When it comes to public speaking, presentations do more for business than speeches, said Greg Owen-Boger, vice president of Turpin Communication, during his session at ATD 2016 Conference & Exposition: The Orderly Conversation: Business Presentations Redefined” That is, when speakers and their audience work together toward a goal, it’s more positive than a speech that could leave the audience feeling distant to the speaker, inspiring as it may be.
So the question becomes: How can you mold your own personal speaking style into something that gets business moving?

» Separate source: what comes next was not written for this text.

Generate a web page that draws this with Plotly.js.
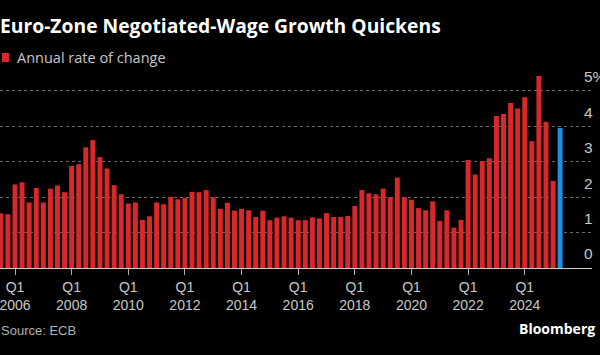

It’s important to frame a presentation with a standard introduction and conclusion, he said. It’s just as important, through the presentation, to remain engaged. Engaged speakers aren’t nervous, are connected with individuals, and are having a collaborative conversation with their audience. If you’re not sure if you’re an engaged speaker, Owen-Boger has a question: “Do you remember seeing their faces?”
Those who are engaged can think on their feet, play off the audience better, and have a more successful presentation. That’s equally true for “writers,” who are focused on structure and pre-planning, and “improvisers,” who are comfortable winging it but have a tendency to lose focus (and, as a result, listeners).
Owen-Boger recommends determining which of those archetypes fits you, then adapting—while keeping your personal presentation style intact—to combat some of your archetype’s inherent weaknesses.